— DATA SECTION —
———

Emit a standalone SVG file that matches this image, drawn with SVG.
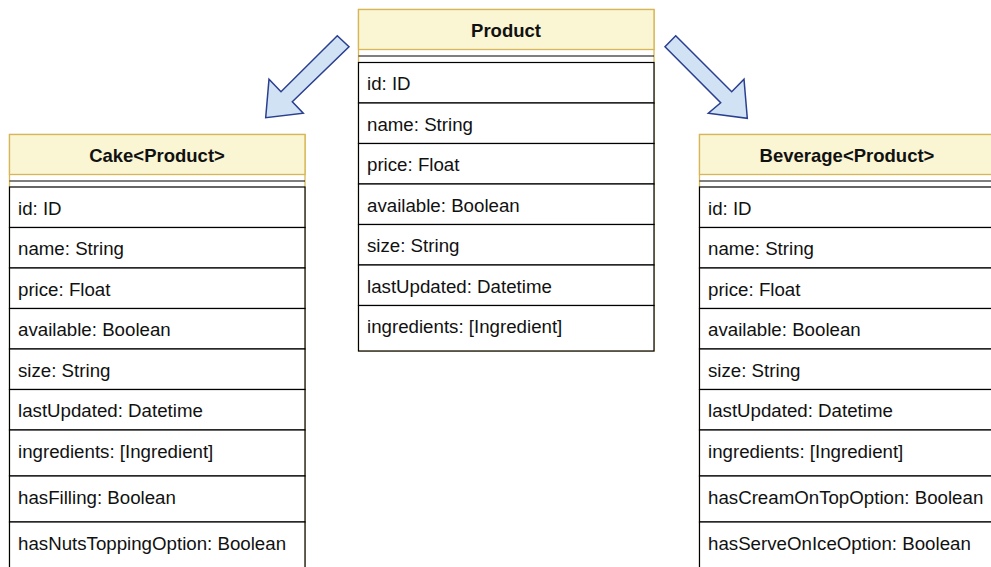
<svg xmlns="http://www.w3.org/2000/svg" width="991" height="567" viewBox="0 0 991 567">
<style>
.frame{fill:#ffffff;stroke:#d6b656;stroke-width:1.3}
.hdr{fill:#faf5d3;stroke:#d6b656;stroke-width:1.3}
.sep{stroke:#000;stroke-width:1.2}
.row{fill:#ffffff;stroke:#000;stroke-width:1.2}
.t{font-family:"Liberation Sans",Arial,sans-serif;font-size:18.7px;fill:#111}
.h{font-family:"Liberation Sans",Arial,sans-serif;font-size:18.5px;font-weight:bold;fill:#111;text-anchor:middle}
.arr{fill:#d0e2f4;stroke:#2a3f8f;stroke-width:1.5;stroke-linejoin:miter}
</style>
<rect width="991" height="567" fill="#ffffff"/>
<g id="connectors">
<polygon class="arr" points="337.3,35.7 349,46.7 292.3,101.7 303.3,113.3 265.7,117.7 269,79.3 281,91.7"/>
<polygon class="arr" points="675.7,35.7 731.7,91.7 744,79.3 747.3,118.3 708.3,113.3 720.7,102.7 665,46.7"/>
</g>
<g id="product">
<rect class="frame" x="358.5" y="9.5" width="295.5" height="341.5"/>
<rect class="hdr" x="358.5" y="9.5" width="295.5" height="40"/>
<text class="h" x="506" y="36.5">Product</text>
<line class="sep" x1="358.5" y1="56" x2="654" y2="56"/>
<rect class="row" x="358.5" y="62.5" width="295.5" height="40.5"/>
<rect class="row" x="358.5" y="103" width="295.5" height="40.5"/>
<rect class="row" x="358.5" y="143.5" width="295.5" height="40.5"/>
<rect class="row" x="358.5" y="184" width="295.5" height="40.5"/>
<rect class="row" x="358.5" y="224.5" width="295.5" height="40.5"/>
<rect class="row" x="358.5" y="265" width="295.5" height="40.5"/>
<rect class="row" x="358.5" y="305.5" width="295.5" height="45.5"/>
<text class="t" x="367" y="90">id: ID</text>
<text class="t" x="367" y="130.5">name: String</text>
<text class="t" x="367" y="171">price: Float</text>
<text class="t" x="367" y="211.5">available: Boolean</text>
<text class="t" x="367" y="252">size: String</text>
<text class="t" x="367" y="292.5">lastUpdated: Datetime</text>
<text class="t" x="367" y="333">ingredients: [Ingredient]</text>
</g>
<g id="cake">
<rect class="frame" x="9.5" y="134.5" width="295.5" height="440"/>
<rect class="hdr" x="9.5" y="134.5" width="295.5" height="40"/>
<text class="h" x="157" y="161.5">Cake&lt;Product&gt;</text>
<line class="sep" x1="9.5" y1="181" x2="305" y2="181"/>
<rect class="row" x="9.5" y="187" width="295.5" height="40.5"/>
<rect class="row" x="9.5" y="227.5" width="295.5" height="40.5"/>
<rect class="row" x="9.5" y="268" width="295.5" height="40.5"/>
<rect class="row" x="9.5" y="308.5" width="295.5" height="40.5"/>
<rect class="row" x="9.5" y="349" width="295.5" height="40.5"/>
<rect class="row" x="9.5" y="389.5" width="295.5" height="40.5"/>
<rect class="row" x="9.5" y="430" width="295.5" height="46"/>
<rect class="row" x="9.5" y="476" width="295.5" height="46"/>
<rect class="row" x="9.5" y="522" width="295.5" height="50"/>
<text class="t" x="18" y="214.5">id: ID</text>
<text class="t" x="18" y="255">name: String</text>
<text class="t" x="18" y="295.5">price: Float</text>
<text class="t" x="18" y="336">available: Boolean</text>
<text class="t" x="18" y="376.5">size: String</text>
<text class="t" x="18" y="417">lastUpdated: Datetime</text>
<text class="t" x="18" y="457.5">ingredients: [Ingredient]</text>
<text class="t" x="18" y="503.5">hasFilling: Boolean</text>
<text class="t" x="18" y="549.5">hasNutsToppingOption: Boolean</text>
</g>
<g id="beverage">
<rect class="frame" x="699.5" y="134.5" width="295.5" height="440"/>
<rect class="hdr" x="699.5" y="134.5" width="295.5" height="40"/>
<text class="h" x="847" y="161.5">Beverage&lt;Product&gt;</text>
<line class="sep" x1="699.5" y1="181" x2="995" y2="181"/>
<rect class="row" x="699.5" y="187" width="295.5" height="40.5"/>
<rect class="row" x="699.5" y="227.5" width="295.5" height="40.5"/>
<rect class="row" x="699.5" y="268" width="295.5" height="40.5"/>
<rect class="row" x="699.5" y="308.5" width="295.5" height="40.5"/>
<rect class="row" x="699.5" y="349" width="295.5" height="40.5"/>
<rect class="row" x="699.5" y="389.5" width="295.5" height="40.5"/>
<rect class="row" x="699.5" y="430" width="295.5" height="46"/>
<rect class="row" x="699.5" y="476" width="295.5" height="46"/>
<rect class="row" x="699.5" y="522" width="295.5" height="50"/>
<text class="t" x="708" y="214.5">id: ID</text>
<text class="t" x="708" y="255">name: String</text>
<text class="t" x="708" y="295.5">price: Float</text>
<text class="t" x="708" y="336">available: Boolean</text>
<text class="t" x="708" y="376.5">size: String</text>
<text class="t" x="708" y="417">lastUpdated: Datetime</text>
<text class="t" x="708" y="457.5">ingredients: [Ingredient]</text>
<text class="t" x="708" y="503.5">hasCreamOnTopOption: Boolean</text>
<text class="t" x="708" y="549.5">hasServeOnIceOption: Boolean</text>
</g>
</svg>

———

— EXERCISE BRIEF —
Every line is to be duplicated exactly, though pictures stay out.

— SOLUTION BELOW —
Emit a standalone SVG file that matches this image, drawn with SVG.
<svg xmlns="http://www.w3.org/2000/svg" width="991" height="567" viewBox="0 0 991 567">
<style>
.frame{fill:#ffffff;stroke:#d6b656;stroke-width:1.3}
.hdr{fill:#faf5d3;stroke:#d6b656;stroke-width:1.3}
.sep{stroke:#000;stroke-width:1.2}
.row{fill:#ffffff;stroke:#000;stroke-width:1.2}
.t{font-family:"Liberation Sans",Arial,sans-serif;font-size:18.7px;fill:#111}
.h{font-family:"Liberation Sans",Arial,sans-serif;font-size:18.5px;font-weight:bold;fill:#111;text-anchor:middle}
.arr{fill:#d0e2f4;stroke:#2a3f8f;stroke-width:1.5;stroke-linejoin:miter}
</style>
<rect width="991" height="567" fill="#ffffff"/>
<g id="connectors">
<polygon class="arr" points="337.3,35.7 349,46.7 292.3,101.7 303.3,113.3 265.7,117.7 269,79.3 281,91.7"/>
<polygon class="arr" points="675.7,35.7 731.7,91.7 744,79.3 747.3,118.3 708.3,113.3 720.7,102.7 665,46.7"/>
</g>
<g id="product">
<rect class="frame" x="358.5" y="9.5" width="295.5" height="341.5"/>
<rect class="hdr" x="358.5" y="9.5" width="295.5" height="40"/>
<text class="h" x="506" y="36.5">Product</text>
<line class="sep" x1="358.5" y1="56" x2="654" y2="56"/>
<rect class="row" x="358.5" y="62.5" width="295.5" height="40.5"/>
<rect class="row" x="358.5" y="103" width="295.5" height="40.5"/>
<rect class="row" x="358.5" y="143.5" width="295.5" height="40.5"/>
<rect class="row" x="358.5" y="184" width="295.5" height="40.5"/>
<rect class="row" x="358.5" y="224.5" width="295.5" height="40.5"/>
<rect class="row" x="358.5" y="265" width="295.5" height="40.5"/>
<rect class="row" x="358.5" y="305.5" width="295.5" height="45.5"/>
<text class="t" x="367" y="90">id: ID</text>
<text class="t" x="367" y="130.5">name: String</text>
<text class="t" x="367" y="171">price: Float</text>
<text class="t" x="367" y="211.5">available: Boolean</text>
<text class="t" x="367" y="252">size: String</text>
<text class="t" x="367" y="292.5">lastUpdated: Datetime</text>
<text class="t" x="367" y="333">ingredients: [Ingredient]</text>
</g>
<g id="cake">
<rect class="frame" x="9.5" y="134.5" width="295.5" height="440"/>
<rect class="hdr" x="9.5" y="134.5" width="295.5" height="40"/>
<text class="h" x="157" y="161.5">Cake&lt;Product&gt;</text>
<line class="sep" x1="9.5" y1="181" x2="305" y2="181"/>
<rect class="row" x="9.5" y="187" width="295.5" height="40.5"/>
<rect class="row" x="9.5" y="227.5" width="295.5" height="40.5"/>
<rect class="row" x="9.5" y="268" width="295.5" height="40.5"/>
<rect class="row" x="9.5" y="308.5" width="295.5" height="40.5"/>
<rect class="row" x="9.5" y="349" width="295.5" height="40.5"/>
<rect class="row" x="9.5" y="389.5" width="295.5" height="40.5"/>
<rect class="row" x="9.5" y="430" width="295.5" height="46"/>
<rect class="row" x="9.5" y="476" width="295.5" height="46"/>
<rect class="row" x="9.5" y="522" width="295.5" height="50"/>
<text class="t" x="18" y="214.5">id: ID</text>
<text class="t" x="18" y="255">name: String</text>
<text class="t" x="18" y="295.5">price: Float</text>
<text class="t" x="18" y="336">available: Boolean</text>
<text class="t" x="18" y="376.5">size: String</text>
<text class="t" x="18" y="417">lastUpdated: Datetime</text>
<text class="t" x="18" y="457.5">ingredients: [Ingredient]</text>
<text class="t" x="18" y="503.5">hasFilling: Boolean</text>
<text class="t" x="18" y="549.5">hasNutsToppingOption: Boolean</text>
</g>
<g id="beverage">
<rect class="frame" x="699.5" y="134.5" width="295.5" height="440"/>
<rect class="hdr" x="699.5" y="134.5" width="295.5" height="40"/>
<text class="h" x="847" y="161.5">Beverage&lt;Product&gt;</text>
<line class="sep" x1="699.5" y1="181" x2="995" y2="181"/>
<rect class="row" x="699.5" y="187" width="295.5" height="40.5"/>
<rect class="row" x="699.5" y="227.5" width="295.5" height="40.5"/>
<rect class="row" x="699.5" y="268" width="295.5" height="40.5"/>
<rect class="row" x="699.5" y="308.5" width="295.5" height="40.5"/>
<rect class="row" x="699.5" y="349" width="295.5" height="40.5"/>
<rect class="row" x="699.5" y="389.5" width="295.5" height="40.5"/>
<rect class="row" x="699.5" y="430" width="295.5" height="46"/>
<rect class="row" x="699.5" y="476" width="295.5" height="46"/>
<rect class="row" x="699.5" y="522" width="295.5" height="50"/>
<text class="t" x="708" y="214.5">id: ID</text>
<text class="t" x="708" y="255">name: String</text>
<text class="t" x="708" y="295.5">price: Float</text>
<text class="t" x="708" y="336">available: Boolean</text>
<text class="t" x="708" y="376.5">size: String</text>
<text class="t" x="708" y="417">lastUpdated: Datetime</text>
<text class="t" x="708" y="457.5">ingredients: [Ingredient]</text>
<text class="t" x="708" y="503.5">hasCreamOnTopOption: Boolean</text>
<text class="t" x="708" y="549.5">hasServeOnIceOption: Boolean</text>
</g>
</svg>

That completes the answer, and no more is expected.